Text messaging while driving has long been indicted as one of the many leading causes of preventable car accidents in the United States. The idea that drivers can’t concentrate on safely and attentively operating a moving vehicle while they fiddle with their cell phones has led legislators in many states to pass bans on texting while driving, with stiff penalties for those who disobey. But this trend might be stymied by a new report showing that cell phone bans have not had a significant impact on the number of car accidents taking place. The results shed an interesting light on assumptions that social scientists have long held about what exactly is distracting America’s drivers.
The study showed approximately the same accident rates in areas studied both before and after the cellular phone prohibitions went into effect. All of these states had bans on talking on a handheld phone device (allowing citizens to use Bluetooth hands-free adaptors or the equivalent), and most had also passed bans on texting and driving as well. The state laws fell back on previous studies that showed talking on the phone or texting while driving made drivers significantly more likely to be an accident, since their attention was distracted.
There were doubts almost from the beginning about the efficacy of these laws. First of all, there was plentiful evidence that many drivers – especially young ones – were simply ignoring the rules. Last month, Reuters published an article claiming that most teen drivers simply ignored the prohibitions and were texting and talking on phones while driving with impunity. Police have permission to ticket drivers breaking these laws, but law enforcement officials in all the states effected have admitted that catching a driver texting while driving is difficult at best.
There have been several Congressional calls for a national restriction on texting while driving. Federal employees are already banned from doing so under national law, and this week a new law was announced that also obliges bus drivers and the drivers of big rigs to hang up while behind the wheel. The fines are massive for breaking these laws – almost three thousand dollars for first-time offenders!
But the question still remains: are these bans truly effective? According to the Highway Loss Data Institute, the answer is no – the number of auto crashes has remained more or les steady in states where cell phones are banned behind the wheel. Adrian Lund, the Institute’s president and head of the Insurance Institute for Highway Safety, stated that although it is known that the laws have reduced the use of handheld phones, “the laws aren’t reducing crashes.” Lund doesn’t dispute the older studies showing that using phones while driving is associated with a higher risk of crashes. The study found that the cutback in the amount of drivers that talk on a handheld phone device after the bans is statistically quite significant, yet a corresponding decrease in the number of car accidents is not being seen. The only exception is New York state, where a reduction in accidents was indeed noted… with a caveat. The falling number of auto accidents in New York had already started at the time when the cell phone bans were put into effect.

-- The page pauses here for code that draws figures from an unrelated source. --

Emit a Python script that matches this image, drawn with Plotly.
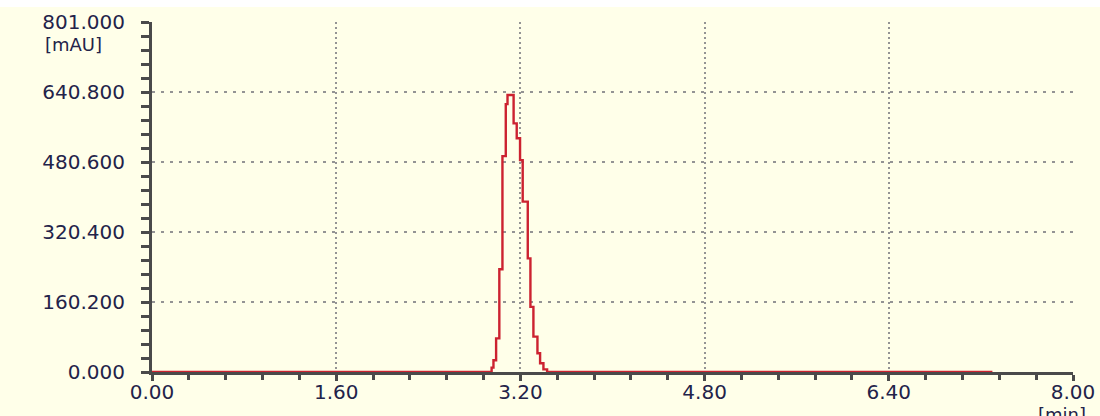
import plotly.graph_objects as go

# Chromatogram data (time in min, signal in mAU)
times = [0.0, 2.950, 2.966, 2.989, 3.017, 3.044, 3.073, 3.088, 3.141, 3.168, 3.197,
         3.220, 3.264, 3.287, 3.313, 3.348, 3.371, 3.400, 3.432, 7.30]
signal = [0, 10, 27, 77, 235, 494, 613, 634, 569, 535, 485,
          390, 260, 149, 81, 43, 20, 6, 0, 0]

x_ticks = [0.0, 1.6, 3.2, 4.8, 6.4, 8.0]
x_labels = ["0.00", "1.60", "3.20", "4.80", "6.40", "8.00"]
y_ticks = [0.0, 160.2, 320.4, 480.6, 640.8, 801.0]
y_labels = ["0.000", "160.200", "320.400", "480.600", "640.800", "801.000"]

cream = "#FFFFE9"
axis_col = "#4A4A4A"
grid_col = "#949494"
txt_col = "#23234A"
font_fam = "DejaVu Sans"

fig = go.Figure()
fig.add_trace(go.Scatter(
    x=times, y=signal, mode="lines", line=dict(color="#CC2230", width=2.4, shape="hv"),
    showlegend=False, hoverinfo="skip"))

fig.update_layout(
    width=1100, height=416,
    margin=dict(l=152, r=27, t=22, b=44),
    paper_bgcolor=cream, plot_bgcolor=cream,
    font=dict(family=font_fam, size=20, color=txt_col),
    xaxis=dict(
        range=[0, 8.0], tickvals=x_ticks, ticktext=x_labels, automargin=False,
        showline=True, linecolor=axis_col, linewidth=3, layer="below traces",
        ticks="outside", ticklen=6, tickwidth=2.5, tickcolor=axis_col,
        showgrid=True, gridcolor=grid_col, griddash="2px,3px", gridwidth=1.6,
        zeroline=False,
        minor=dict(dtick=0.32, tick0=0, ticks="outside", ticklen=5, tickwidth=2.5,
                   tickcolor=axis_col, showgrid=False),
        tickfont=dict(family=font_fam, size=20, color=txt_col),
        ticklabelstandoff=-6,
    ),
    yaxis=dict(
        range=[0, 801.0], tickvals=y_ticks, ticktext=y_labels, automargin=False,
        showline=True, linecolor=axis_col, linewidth=3, layer="below traces",
        ticks="outside", ticklen=8, tickwidth=2.5, tickcolor=axis_col,
        showgrid=True, gridcolor=grid_col, griddash="3px,6px", gridwidth=1.6,
        zeroline=False,
        minor=dict(dtick=32.04, tick0=0, ticks="outside", ticklen=8, tickwidth=2.5,
                   tickcolor=axis_col, showgrid=False),
        tickfont=dict(family=font_fam, size=20, color=txt_col),
        ticklabelstandoff=12,
    ),
    shapes=[dict(type="rect", xref="paper", yref="paper", x0=-0.3, x1=1.1,
                 y0=1 + 15 / 350, y1=1.2, fillcolor="white", line=dict(width=0),
                 layer="below")],
    annotations=[
        dict(text="[mAU]", xref="paper", yref="y", x=-(152 - 73) / 921, y=801.0,
             xanchor="center", yanchor="top", yshift=-10, showarrow=False,
             font=dict(family=font_fam, size=18, color=txt_col)),
        dict(text="[min]", xref="x", yref="paper", x=8.0, y=0, xanchor="left",
             yanchor="top", xshift=-37, yshift=-30, showarrow=False,
             font=dict(family=font_fam, size=18, color=txt_col)),
    ],
)

fig.write_html(
    "out.html",
    config={"displayModeBar": False},
    post_script="document.body.style.margin='0px';document.body.style.overflow='hidden';",
)
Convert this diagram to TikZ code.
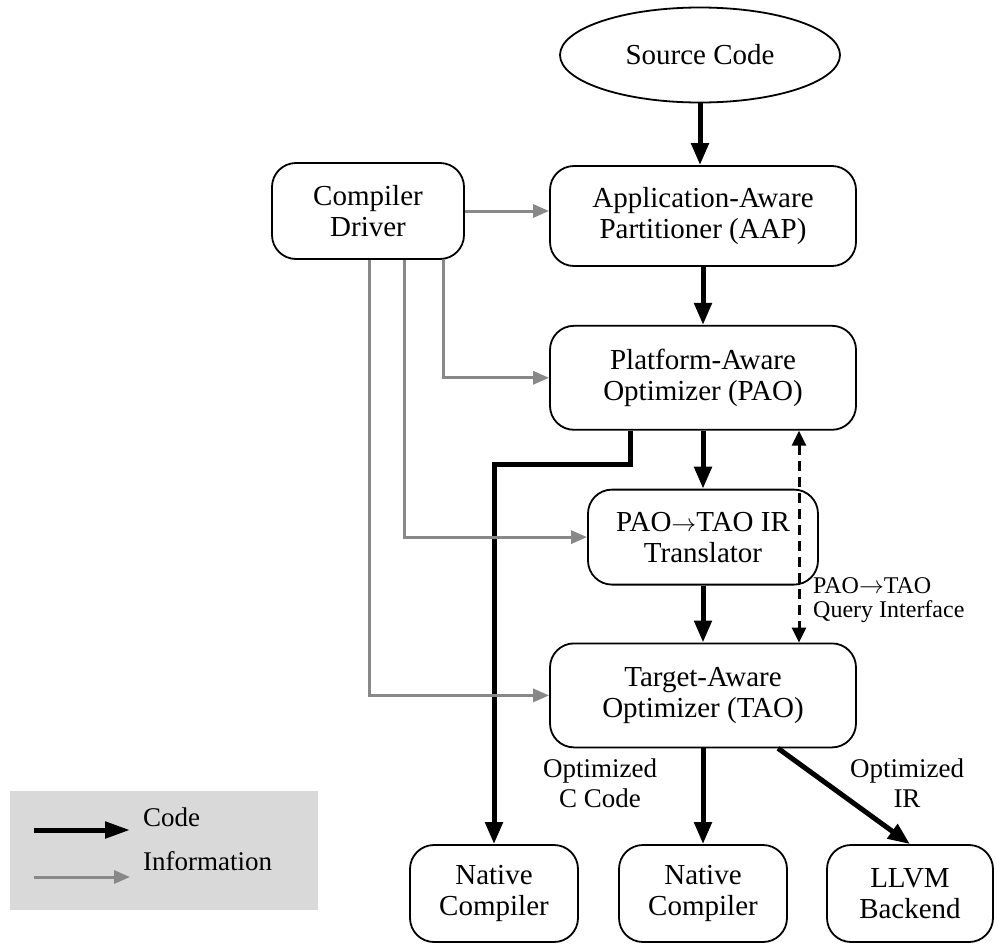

In compiling their data, the Institute’s researchers examined the number of insurance claims per one hundred vehicles on the road on a monthly basis. Technically, they used the concept of a “vehicle year” – one car insured for one year, two cars insured for six months, and so forth. The researchers examined cars up to three years old over the months right before and after the cell phone bans were enacted, to see whether there was any considerable difference in the number of accidents these cars were involved in. The study focused on major driving states where there were driving bans and plenty of cars on the road; specifically New York, DC, Connecticut, and California. As a point of comparison, locales around those with bans in effect, but having no talking and driving bans in place themselves were used for numerical comparison. Sure enough, the studies showed no major differences.
Lund called the results “surprising,” given that there were a few established facts that researchers believed they knew about cell phone usage while driving, and the study’s results simply do not match up. It’s known that the likelihood of a crash increases with phone use, and that fewer drivers use their handheld phones when it has been made illegal for them to do so. Therefore, it should be logical to assume that there would be fewer crashes when the cell phone usage was made illegal – but this does not, in fact, happen. There is not an increase in the amount of insurance collision claims, no matter how improbable it seems. The Institute is currently looking into what could have caused this mismatch of results.
One suggestion is that hands-free phone usage (using a Bluetooth device to send and receive phone calls, for example) is just as dangerous as the utilization of a handheld phone device. The current state laws banning phoning while driving do not disallow drivers from using hands-free adaptors. It could be that these solutions are equally distracting. Whatever the reason, it is clear that the current laws are proven to not be doing much to make the roads much safer.